Standing stone, Tornant, Co. Wicklow
Co. Wicklow |
Stone Monuments
Some standing stones announce themselves with a certain presence, rising from the landscape in a way that invites speculation.
The granite stump at Tornant, in County Wicklow, does the opposite. Reduced to little more than a buried or near-buried block, it leaves no visible surface indication of what it is or what it may once have been. That absence is itself part of the puzzle.
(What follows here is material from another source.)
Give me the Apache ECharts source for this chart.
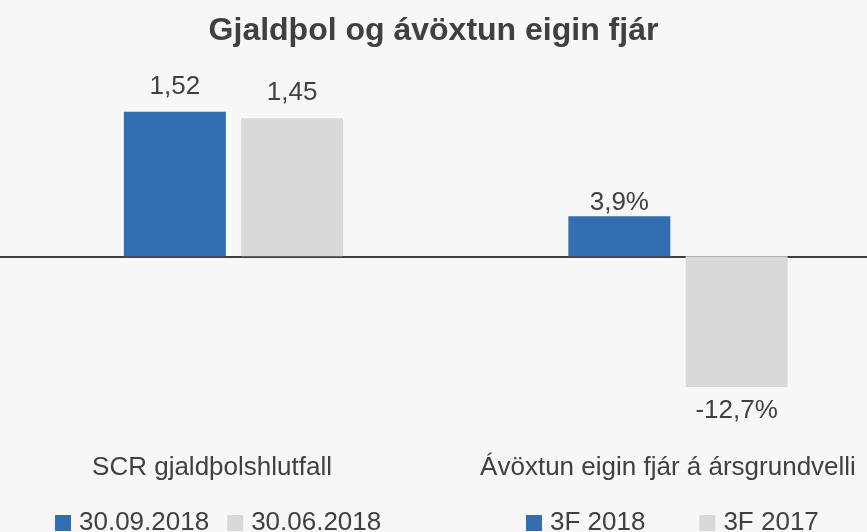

What little survives above ground was noted by Liam Price in 1934, who recorded it in the context of a broader prehistoric arrangement nearby. Price proposed that this granite stump, sitting roughly 150 metres north-north-east of a local enclosure, may have functioned as an outlier to a possible stone circle in the immediate area. An outlier is a single standing stone placed at some distance from a circle or alignment, sometimes thought to mark an astronomical sight-line or to define the outer boundary of a monument's significance. Whether that relationship held at Tornant is impossible to confirm now. The stone circle Price referenced is itself classed as a possible rather than a confirmed example, meaning the whole complex rests on qualified interpretation rather than clear archaeological evidence. The site has nonetheless been considered significant enough to carry a preservation order dating to 1958, one of the earlier such designations made under the National Monuments Acts.